Development Is Sexy – But Looks Can Be Deceiving!

Let’s face it, development is sexy. Everyone loves property and the idea of making ‘fast money’ is appealing to most. Unfortunately, often the proverbial lure has a jagged hook on the end of it if you are not careful! Before embarking on any project, it is important to have a thorough plan and accurately calculate the time, cost and importantly, the return, each with a contingency allowed for a blow-out. You don’t need to be a developer to know that building rarely goes according to plan.

A 10% blow out in cost, or a 10% reduction in the return could turn the project from a winner to a loser quite quickly!

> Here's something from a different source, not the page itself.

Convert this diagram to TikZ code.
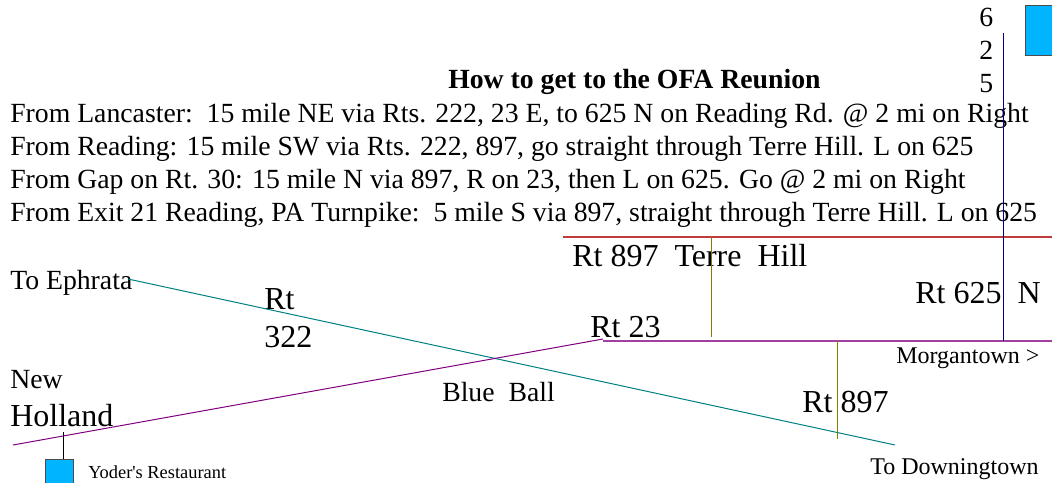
\documentclass[tikz,border=0pt]{standalone}
\usepackage{fontspec}
\setmainfont{Liberation Serif}
\usepackage{tikz}
\definecolor{roadteal}{RGB}{0,128,128}
\definecolor{roadpurple}{RGB}{128,0,128}
\definecolor{roadred}{RGB}{190,60,60}
\definecolor{roadolive}{RGB}{128,128,0}
\definecolor{roadnavy}{RGB}{0,0,128}
\definecolor{shopblue}{RGB}{0,180,255}
\newcommand{\fs}[1]{\fontsize{#1}{#1}\selectfont}
\tikzset{
lbl/.style={inner sep=0, anchor=base west},
road/.style={line width=0.75pt},
flatroad/.style={line width=1.1pt},
shop/.style={draw=black!70, fill=shopblue, line width=0.7pt, inner sep=0, minimum width=21pt, minimum height=37.5pt, anchor=north west},
}

\begin{document}
\begin{tikzpicture}[x=0.75pt,y=-0.75pt]
\clip (0,0) rectangle (1052,482);
\fill[white] (0,0) rectangle (1052,482);
% directions
\node [lbl, font=\fs{20.8}\bfseries] (title) at (448,88) {How to get to the OFA Reunion};
\node [lbl, font=\fs{20.8}] (dir1) at (10,122) {From Lancaster:\ \ 15 mile NE via Rts. 222, 23 E, to 625 N on Reading Rd. @ 2 mi on Right};
\node [lbl, font=\fs{20.8}] (dir2) at (10,155) {From Reading: 15 mile SW via Rts. 222, 897, go straight through Terre Hill. L on 625};
\node [lbl, font=\fs{20.8}] (dir3) at (10,188) {From Gap on Rt. 30: 15 mile N via 897, R on 23, then L on 625. Go @ 2 mi on Right};
\node [lbl, font=\fs{20.8}] (dir4) at (10,221) {From Exit 21 Reading, PA Turnpike:\ \ 5 mile S via 897, straight through Terre Hill. L on 625};
\node [lbl, font=\fs{20.8}] (six) at (979,26) {6};
\node [lbl, font=\fs{20.8}] (two) at (979,59) {2};
\node [lbl, font=\fs{20.8}] (five) at (979,92) {5};
% places
\node [lbl, font=\fs{20.8}] (ephrata) at (10,289) {To Ephrata};
\node [lbl, font=\fs{20.8}] (new) at (10,388) {New};
\node [lbl, font=\fs{24}] (holland) at (10,426) {Holland};
\node [lbl, font=\fs{24}] (rt1) at (264,309) {Rt};
\node [lbl, font=\fs{24}] (rt2) at (264,347) {322};
\node [lbl, font=\fs{20.8}] (ball) at (442,401) {Blue\ \ Ball};
\node [lbl, font=\fs{24}] (terre) at (572,266) {Rt 897\ \ Terre\ \ Hill};
\node [lbl, font=\fs{24}] (rt23) at (590,337) {Rt 23};
\node [lbl, font=\fs{24}] (rt625) at (915,303) {Rt 625\ \ N};
\node [lbl, font=\fs{24}] (rt897) at (802,412) {Rt 897};
\node [lbl, font=\fs{18}] (morgan) at (896,363) {Morgantown >};
\node [lbl, font=\fs{18}] (down) at (870,474) {To Downingtown};
\node [lbl, font=\fs{13.8}] (yoderlbl) at (88,478) {Yoder\textquotesingle s Restaurant};
% shops
\node [shop] (yoder) at (45,459) {};
\node [shop] (farm) at (1025,5) {};
% roads
\coordinate (teala) at (128,279);
\coordinate (tealb) at (895,445);
\coordinate (purpa) at (13,445);
\coordinate (purpb) at (603,339);
\coordinate (purpc) at (1052,341);
\coordinate (purpd) at (603,341);
\coordinate (reda) at (563,237);
\coordinate (redb) at (1052,237);
\coordinate (navya) at (1003,33);
\coordinate (navyb) at (1003,341);
\coordinate (olivea) at (711,237);
\coordinate (oliveb) at (711,337);
\coordinate (olivec) at (837,341);
\coordinate (olived) at (837,439);
\coordinate (stub) at (63,432);
\draw [road, roadteal] (teala) -- (tealb);
\draw [road, roadpurple] (purpa) -- (purpb);
\draw [flatroad, roadpurple!75] (purpd) -- (purpc);
\draw [flatroad, roadred] (reda) -- (redb);
\draw [road, roadnavy] (navya) -- (navyb);
\draw [road, roadolive] (olivea) -- (oliveb);
\draw [road, roadolive] (olivec) -- (olived);
\draw [road, black] (stub) -- (stub |- yoder.north);
\end{tikzpicture}
\end{document}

If you are interested in taking on a development project, below are 12 considerations you should carefully think through before taking the plunge:

  1. Buying well is critical to success – Buying a quality piece of land at fair value or below market price that is suited to a successful development is arguably the most critical component of any successful development.
  2. Stamp duty: how will stamp duty add to your base costs?
  3. Holding costs: if you have borrowed money to purchase the property, what is the cost of paying interest and other bank fees during the development period; what is the additional cost if the project runs over time; what is the cost if you cannot sell prior to or immediately after completion?
  4. Tax. Do you understand the tax implications upfront?  Tax is often riddled with complexity:
    1. Capital gains tax must be considered. Rates vary based on how long the asset is held. In addition, rates can be significantly higher if you are deemed to have undertaken a development to return a profit.
    2. GST may be payable if renovating or developing for a profit on the sale of properties that have not been sold as residential premises before, have been created through substantial renovations, or new buildings that replace demolished buildings on the same land.
  5. Things not going to plan: include anything from project overruns, mistakes, tradesmen who don’t turn up for work, late deliveries to bad weather. A contingency for these costs should be factored in.
  6. The cost of your time: if you plan to take time off from your normal dollar producing work, you need to count this hourly rate and pay yourself. Even if you decide not to take time off, there is still a cost. Could you have spent that time increasing the income you earn from your profession? What is the cost in lost time with loved ones?
  7. Agents’ selling costs: Anticipate fees between 1.1 and 2.5% in addition to marketing fees.
  8. Increased asset value and income V increased debt (if holding): Consider whether you will get a positive cash flow from the development if you keep some or all the property(s). You do this by calculating the rent less interest and other holding costs. Then determine the total debt you will take on board and calculate how many years it will take for you to achieve positive cash flow from the investment to pay off the debt accumulated.
  9. The land appreciates: If you already own the land, is there a benefit from sub-dividing and building when you weigh up the above. Could you be better off placing your capital and borrowing power into another investment that could provide a greater return than the small time sub-division and development? Could you purchase another quality asset sooner?
  10. Council/town planning: Do you know what is involved, the likely timeframe and cost to obtain sub-division and construction approval? Understand the councils control plan ‘before’ the purchase and discuss your ideas with the planner at the council. History is littered with examples of small time developers purchasing with a view to build three or four properties, only for the council to reject the plans ultimately limiting the financial return.
  11. Granny Flat tenant quality: If you are building a Granny Flat, consider: what type or tenant will live in the Flat? What impact will the Flat have on the type of tenant and rental income for the existing dwelling? What happens if the tenants from each property do not get along? How clearly separated will you have the boundaries of each property?
  12. What is your ‘buffer’ or ‘wriggle room’: You should always plan to succeed, but equally understand what your downside looks like. If your development fails, what does the worst-case scenario look like, do you ‘lose your shirt’ or will you be educated and empowered to take the learnings onto your next development and be better for the experience, despite a reduced return or financial loss.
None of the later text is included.